An account of the spacey philosophical/mathematical territory charted by 20th-century European über-minds, from the perspective of Austrian-born Kurt Gödel, supported by Albert Einstein.
Yourgrau (Philosophy/Brandeis) devotes the bulk of his text to the birth and academic life of “the Gödel Universe” (the forgotten legacy to which the subtitle refers), a radical cosmological view made plausible by Einstein’s theories. In the magical, rotating Gödel Universe, time is merely another sort of space, and therefore an actual rocket ship could, if it goes fast enough, travel back in time. It’s an unpopular theory, and the author gives ample attention to its detractors while remaining an unabashed cheerleader for Gödel. (Stephen Hawking is one of the more prominent members of the opposition, which Yourgrau blithely attributes to the theory’s shocking implications.) When he writes of real space and real time, the author does a superb job of portraying the thinkers from a human perspective, describing Gödel as “gaunt, harrowed, and haunted, peering through thick glasses like an owl from another dimension.” He depicts Kurt and Albert as complementary entities, despite their contradictory characters.
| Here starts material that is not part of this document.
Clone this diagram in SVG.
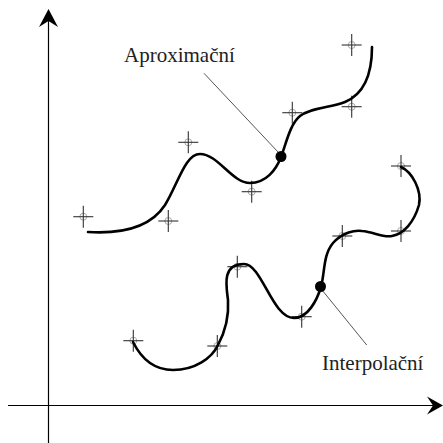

Both German speakers made multiple visits to sanitoria over their lifetimes, but Gödel was a theist, baptized Lutheran, whereas Einstein was a culturally Jewish, “deeply religious unbeliever.” Einstein was a fan of Beethoven and Mozart, Gödel of Disney's Snow White and the Seven Dwarves. Unlike James Gleick’s Chaos (1987) or Simon Singh’s Fermat's Enigma (1997), which both effectively make high-level intellectual concepts understandable to the average reader, Yourgrau’s narrative displays less concern for pandering to nonacademic stragglers. At times it reads like the account of a scholarly hockey game; after an idea has passed from Leibniz to Wittgenstein to Goldfarb to Frege to Husserl to Capek and back, it’s easy to lose track of the goal. And that’s not the only reason many readers, even science buffs, will be left in the space dust.
Intellectually provocative, of more interest to scholars than the general public, but accessible to the motivated sub-genius.